── RECORDS FOR PROCESSING ──

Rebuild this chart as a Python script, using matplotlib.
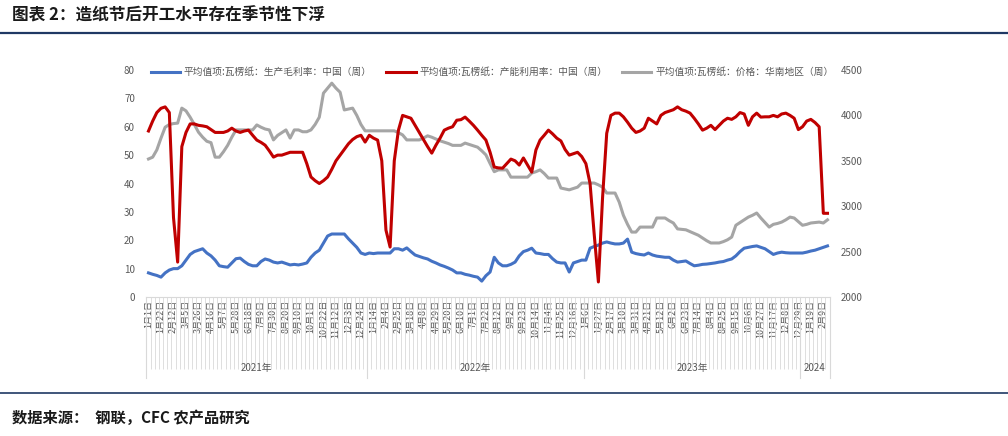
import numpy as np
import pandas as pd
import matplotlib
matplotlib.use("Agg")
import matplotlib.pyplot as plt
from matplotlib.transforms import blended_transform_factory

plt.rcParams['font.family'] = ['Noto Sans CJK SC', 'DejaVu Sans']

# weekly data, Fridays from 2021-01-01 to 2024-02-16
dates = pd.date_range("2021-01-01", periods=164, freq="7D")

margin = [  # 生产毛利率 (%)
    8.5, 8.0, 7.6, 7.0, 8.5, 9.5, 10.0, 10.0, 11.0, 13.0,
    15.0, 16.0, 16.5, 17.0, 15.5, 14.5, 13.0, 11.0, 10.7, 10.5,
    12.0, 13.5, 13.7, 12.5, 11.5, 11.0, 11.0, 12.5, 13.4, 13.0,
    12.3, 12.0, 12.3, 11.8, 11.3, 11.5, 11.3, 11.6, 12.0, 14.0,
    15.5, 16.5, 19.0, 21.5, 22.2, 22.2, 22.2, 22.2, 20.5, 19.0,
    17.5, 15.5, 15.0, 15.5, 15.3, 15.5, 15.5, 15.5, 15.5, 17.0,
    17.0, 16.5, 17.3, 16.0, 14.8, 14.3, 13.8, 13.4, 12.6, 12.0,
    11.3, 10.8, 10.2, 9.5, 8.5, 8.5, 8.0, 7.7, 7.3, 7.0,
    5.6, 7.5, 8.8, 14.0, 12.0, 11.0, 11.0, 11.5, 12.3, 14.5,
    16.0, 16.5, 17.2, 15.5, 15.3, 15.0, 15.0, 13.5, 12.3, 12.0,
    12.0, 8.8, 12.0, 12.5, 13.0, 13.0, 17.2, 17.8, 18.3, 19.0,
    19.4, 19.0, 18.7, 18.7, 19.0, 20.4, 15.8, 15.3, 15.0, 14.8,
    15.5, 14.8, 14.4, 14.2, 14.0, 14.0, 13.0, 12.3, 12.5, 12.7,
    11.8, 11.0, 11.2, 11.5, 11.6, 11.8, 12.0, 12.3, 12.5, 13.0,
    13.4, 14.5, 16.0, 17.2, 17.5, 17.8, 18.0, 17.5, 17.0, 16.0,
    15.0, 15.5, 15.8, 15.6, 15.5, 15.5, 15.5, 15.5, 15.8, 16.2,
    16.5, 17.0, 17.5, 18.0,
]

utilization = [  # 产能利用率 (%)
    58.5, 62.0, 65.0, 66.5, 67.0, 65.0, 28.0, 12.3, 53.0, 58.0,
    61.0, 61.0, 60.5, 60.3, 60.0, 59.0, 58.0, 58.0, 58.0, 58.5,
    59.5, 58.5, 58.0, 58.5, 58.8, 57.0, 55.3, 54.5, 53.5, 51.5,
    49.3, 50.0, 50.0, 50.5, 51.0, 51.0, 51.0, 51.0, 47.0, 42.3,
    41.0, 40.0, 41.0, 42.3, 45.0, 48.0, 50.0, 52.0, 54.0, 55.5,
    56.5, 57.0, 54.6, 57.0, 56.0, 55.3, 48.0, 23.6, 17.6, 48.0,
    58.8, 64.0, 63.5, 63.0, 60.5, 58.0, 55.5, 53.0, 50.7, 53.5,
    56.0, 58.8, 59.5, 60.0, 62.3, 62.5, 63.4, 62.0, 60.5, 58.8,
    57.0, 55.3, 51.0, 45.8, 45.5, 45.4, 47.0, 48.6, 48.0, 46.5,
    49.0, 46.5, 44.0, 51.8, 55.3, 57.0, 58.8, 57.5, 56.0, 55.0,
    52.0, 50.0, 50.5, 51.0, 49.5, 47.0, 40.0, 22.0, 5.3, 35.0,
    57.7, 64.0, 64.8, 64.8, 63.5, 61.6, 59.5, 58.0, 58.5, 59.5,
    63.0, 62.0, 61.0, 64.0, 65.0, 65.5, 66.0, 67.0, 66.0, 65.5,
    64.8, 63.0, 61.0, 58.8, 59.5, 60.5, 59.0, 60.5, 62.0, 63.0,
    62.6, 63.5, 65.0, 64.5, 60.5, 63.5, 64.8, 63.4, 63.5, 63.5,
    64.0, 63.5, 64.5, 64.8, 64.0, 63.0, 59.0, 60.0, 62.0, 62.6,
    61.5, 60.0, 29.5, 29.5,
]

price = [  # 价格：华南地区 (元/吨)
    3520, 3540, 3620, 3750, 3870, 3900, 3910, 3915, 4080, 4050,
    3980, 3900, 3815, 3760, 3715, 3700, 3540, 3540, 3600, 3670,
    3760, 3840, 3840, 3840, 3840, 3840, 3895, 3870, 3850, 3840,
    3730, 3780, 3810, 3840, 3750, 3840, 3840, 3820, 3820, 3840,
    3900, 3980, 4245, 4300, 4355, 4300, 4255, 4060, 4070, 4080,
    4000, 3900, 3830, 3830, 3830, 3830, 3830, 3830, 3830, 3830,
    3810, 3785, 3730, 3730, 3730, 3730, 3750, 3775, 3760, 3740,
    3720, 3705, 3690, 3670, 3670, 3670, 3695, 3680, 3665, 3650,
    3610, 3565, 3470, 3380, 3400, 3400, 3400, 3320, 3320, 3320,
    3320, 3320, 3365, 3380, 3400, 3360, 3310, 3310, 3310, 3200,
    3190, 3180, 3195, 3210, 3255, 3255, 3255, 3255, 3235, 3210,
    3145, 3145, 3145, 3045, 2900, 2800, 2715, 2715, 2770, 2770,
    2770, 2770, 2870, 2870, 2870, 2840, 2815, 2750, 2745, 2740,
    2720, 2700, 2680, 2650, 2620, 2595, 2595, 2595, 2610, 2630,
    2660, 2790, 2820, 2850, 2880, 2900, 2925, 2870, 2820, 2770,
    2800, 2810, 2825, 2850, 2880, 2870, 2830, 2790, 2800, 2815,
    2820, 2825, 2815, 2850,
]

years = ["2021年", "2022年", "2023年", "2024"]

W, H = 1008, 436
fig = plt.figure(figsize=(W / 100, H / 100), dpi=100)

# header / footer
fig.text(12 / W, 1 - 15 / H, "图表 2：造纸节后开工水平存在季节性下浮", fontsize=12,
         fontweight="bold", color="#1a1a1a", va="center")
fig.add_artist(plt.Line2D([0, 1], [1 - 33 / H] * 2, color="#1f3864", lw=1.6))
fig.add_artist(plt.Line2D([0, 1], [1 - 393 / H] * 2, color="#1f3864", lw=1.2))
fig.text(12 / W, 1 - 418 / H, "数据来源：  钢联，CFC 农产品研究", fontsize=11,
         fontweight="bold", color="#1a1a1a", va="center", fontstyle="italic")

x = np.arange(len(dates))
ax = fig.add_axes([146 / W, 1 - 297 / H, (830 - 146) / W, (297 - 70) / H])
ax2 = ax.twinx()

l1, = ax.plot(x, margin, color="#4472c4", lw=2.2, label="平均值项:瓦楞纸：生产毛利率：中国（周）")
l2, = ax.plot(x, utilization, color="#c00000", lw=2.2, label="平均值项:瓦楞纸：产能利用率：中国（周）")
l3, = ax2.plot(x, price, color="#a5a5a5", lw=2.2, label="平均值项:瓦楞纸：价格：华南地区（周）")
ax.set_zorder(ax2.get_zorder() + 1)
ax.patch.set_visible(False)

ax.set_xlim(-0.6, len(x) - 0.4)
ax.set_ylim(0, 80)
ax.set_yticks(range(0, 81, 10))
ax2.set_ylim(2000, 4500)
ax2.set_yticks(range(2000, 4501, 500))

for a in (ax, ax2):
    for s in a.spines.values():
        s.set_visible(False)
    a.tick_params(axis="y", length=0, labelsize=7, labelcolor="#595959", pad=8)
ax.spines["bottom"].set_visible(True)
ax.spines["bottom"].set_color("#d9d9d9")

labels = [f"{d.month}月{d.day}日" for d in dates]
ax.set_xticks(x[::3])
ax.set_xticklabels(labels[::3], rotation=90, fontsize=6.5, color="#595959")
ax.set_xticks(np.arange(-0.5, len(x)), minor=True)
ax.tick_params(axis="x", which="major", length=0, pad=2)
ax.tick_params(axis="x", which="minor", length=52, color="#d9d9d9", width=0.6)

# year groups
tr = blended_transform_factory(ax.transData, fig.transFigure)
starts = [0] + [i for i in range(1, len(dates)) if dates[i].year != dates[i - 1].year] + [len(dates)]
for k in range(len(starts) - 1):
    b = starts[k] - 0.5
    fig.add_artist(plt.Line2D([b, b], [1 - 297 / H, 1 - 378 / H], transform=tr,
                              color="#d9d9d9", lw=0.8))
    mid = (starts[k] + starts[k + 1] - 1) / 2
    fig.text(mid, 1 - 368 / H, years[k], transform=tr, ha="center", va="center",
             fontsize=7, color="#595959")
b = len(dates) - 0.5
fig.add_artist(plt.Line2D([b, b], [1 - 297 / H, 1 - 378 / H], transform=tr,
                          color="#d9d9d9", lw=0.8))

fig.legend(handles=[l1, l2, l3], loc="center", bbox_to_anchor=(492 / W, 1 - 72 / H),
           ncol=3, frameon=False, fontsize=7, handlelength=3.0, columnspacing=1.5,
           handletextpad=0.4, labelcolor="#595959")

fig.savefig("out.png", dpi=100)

───
── RECORDS FOR PROCESSING ──

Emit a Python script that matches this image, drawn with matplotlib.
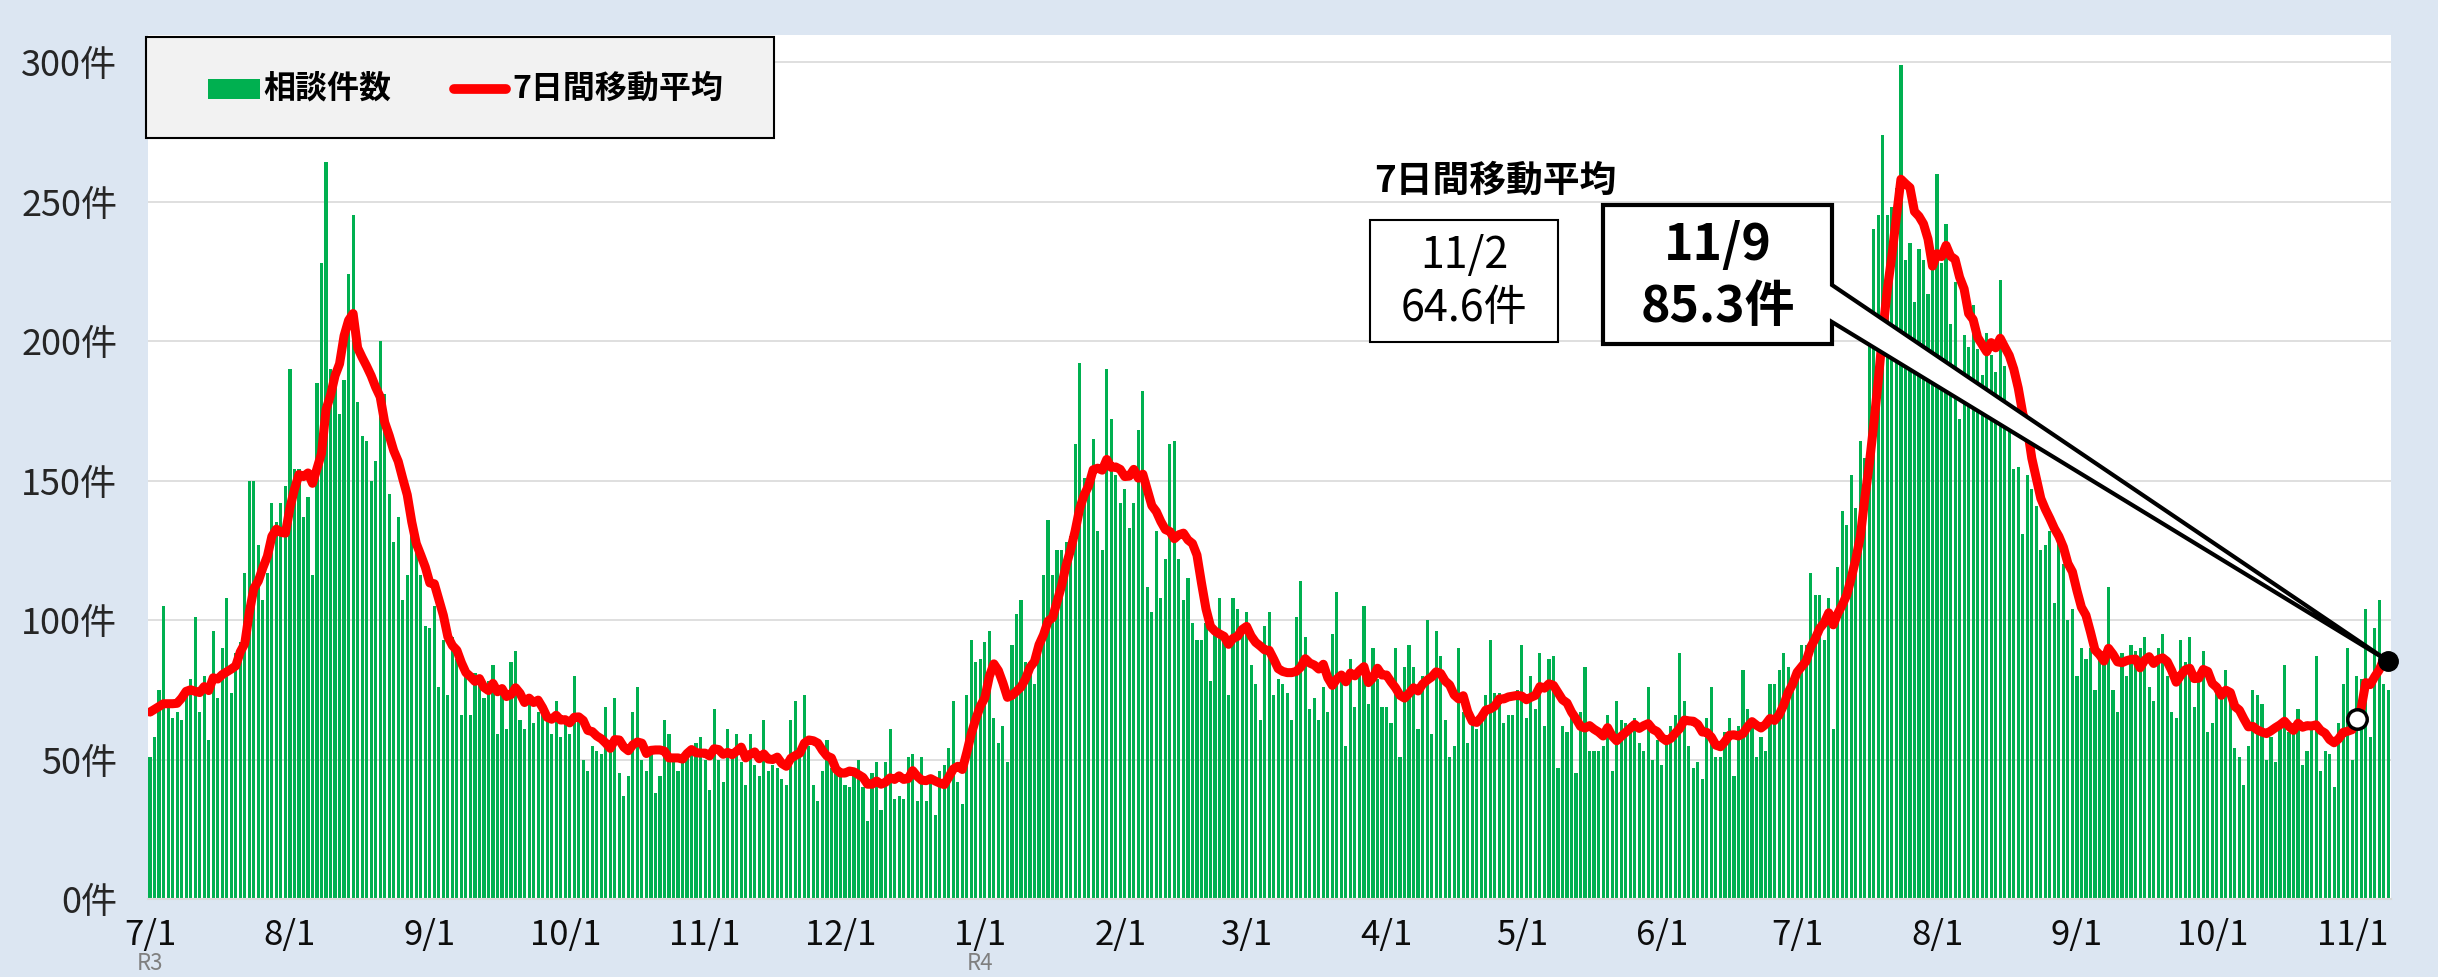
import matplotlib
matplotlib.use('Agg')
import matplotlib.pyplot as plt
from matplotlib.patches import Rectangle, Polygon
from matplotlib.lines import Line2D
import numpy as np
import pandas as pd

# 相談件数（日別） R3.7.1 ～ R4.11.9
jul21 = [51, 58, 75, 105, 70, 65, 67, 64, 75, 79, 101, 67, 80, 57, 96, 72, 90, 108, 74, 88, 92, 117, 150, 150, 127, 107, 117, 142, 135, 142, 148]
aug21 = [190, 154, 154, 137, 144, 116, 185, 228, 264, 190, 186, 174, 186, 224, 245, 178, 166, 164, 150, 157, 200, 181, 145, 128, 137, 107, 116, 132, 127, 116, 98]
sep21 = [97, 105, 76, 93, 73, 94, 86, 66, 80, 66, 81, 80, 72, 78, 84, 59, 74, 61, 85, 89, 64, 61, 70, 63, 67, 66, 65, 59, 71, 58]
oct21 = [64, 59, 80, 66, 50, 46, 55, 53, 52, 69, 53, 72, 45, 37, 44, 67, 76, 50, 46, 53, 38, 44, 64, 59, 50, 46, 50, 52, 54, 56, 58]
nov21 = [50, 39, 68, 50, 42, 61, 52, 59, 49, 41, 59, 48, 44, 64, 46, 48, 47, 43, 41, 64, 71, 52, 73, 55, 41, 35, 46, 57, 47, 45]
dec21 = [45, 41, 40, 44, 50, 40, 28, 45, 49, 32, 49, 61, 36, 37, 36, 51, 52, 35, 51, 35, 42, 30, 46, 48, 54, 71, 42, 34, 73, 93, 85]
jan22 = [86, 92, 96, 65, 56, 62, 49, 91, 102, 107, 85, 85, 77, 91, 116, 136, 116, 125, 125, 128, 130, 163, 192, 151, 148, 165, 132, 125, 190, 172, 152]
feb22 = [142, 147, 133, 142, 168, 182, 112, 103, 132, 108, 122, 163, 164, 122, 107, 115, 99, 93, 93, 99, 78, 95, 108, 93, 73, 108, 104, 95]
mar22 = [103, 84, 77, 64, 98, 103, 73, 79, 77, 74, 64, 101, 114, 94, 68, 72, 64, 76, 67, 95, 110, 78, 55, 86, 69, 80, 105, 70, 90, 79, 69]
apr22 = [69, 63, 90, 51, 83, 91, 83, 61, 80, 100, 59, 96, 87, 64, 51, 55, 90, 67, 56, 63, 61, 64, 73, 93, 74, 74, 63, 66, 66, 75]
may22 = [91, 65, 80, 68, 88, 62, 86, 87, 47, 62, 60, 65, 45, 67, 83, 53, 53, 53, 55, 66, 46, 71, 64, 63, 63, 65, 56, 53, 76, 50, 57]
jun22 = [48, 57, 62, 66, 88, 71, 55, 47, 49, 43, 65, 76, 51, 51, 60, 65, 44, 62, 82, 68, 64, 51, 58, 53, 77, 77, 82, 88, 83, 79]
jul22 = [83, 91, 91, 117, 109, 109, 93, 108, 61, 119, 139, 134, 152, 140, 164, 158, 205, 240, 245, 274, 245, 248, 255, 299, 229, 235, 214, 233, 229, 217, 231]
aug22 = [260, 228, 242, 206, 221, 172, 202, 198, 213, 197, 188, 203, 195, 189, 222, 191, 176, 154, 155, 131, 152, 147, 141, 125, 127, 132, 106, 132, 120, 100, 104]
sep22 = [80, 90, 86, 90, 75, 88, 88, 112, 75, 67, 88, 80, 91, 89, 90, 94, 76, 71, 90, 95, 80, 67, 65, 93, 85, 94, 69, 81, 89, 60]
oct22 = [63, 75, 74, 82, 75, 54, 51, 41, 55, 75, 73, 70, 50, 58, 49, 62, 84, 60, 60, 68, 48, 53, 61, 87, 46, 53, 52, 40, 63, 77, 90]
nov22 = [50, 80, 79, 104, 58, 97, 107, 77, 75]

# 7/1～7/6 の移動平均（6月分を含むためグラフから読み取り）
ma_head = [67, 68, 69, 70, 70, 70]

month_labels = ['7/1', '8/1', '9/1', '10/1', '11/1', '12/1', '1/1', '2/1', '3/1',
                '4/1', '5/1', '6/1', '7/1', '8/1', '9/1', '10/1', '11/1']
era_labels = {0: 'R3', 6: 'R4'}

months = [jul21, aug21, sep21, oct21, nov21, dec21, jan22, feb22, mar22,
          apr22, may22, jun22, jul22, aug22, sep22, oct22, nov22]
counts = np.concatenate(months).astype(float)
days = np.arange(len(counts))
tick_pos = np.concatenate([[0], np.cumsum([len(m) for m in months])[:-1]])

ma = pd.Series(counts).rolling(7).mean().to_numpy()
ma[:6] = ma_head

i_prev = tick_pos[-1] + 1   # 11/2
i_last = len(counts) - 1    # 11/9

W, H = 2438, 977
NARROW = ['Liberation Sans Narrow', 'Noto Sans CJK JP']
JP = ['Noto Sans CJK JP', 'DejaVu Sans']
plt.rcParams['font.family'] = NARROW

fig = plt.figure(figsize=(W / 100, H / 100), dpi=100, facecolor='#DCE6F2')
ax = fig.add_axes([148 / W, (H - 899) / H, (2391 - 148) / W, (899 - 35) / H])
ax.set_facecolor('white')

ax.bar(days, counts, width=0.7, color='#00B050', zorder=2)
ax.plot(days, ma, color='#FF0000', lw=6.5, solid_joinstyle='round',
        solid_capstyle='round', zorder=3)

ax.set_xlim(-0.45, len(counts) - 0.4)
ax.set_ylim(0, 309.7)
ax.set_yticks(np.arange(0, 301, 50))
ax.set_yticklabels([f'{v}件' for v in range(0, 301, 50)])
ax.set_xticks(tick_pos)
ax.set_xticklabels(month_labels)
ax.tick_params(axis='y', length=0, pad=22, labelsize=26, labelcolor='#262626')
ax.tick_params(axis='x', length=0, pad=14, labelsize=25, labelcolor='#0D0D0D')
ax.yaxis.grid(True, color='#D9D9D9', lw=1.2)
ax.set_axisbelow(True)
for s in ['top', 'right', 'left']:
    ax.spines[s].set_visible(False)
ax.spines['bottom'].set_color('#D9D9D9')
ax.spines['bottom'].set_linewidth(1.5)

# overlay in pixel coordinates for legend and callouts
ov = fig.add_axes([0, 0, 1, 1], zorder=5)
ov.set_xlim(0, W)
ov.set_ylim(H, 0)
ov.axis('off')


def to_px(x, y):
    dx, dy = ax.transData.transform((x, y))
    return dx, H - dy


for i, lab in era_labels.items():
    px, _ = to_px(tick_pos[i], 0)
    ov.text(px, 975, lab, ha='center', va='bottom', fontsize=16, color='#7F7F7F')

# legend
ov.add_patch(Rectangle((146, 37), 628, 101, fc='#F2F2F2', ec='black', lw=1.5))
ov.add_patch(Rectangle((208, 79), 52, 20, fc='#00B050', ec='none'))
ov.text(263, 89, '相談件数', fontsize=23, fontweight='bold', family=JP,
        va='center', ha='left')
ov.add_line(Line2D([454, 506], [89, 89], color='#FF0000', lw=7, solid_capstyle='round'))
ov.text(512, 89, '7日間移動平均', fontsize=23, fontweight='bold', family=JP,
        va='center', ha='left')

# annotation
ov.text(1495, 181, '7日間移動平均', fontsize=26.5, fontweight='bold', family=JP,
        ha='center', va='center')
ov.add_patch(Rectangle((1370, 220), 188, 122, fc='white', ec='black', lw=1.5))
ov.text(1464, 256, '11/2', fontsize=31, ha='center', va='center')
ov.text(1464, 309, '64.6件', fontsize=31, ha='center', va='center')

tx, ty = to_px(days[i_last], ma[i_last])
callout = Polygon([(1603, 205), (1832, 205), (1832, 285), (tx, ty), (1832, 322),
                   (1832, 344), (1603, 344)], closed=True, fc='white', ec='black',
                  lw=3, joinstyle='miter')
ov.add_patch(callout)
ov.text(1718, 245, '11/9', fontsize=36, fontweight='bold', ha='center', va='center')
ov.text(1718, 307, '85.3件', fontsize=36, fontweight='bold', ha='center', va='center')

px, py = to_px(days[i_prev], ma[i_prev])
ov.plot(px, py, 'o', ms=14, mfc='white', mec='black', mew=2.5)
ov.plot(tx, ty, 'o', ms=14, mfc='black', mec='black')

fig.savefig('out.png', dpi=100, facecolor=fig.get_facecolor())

───

▶ [GOAL]:
Copy, exactly as they stand, the lines from the one that holds "Rebuild this chart" to the one that holds "plt.rcParams['font.family'] = ['Noto", both included, and drop every picture.

▶ [TASK ANSWER]:
Rebuild this chart as a Python script, using matplotlib.
import numpy as np
import pandas as pd
import matplotlib
matplotlib.use("Agg")
import matplotlib.pyplot as plt
from matplotlib.transforms import blended_transform_factory

plt.rcParams['font.family'] = ['Noto Sans CJK SC', 'DejaVu Sans']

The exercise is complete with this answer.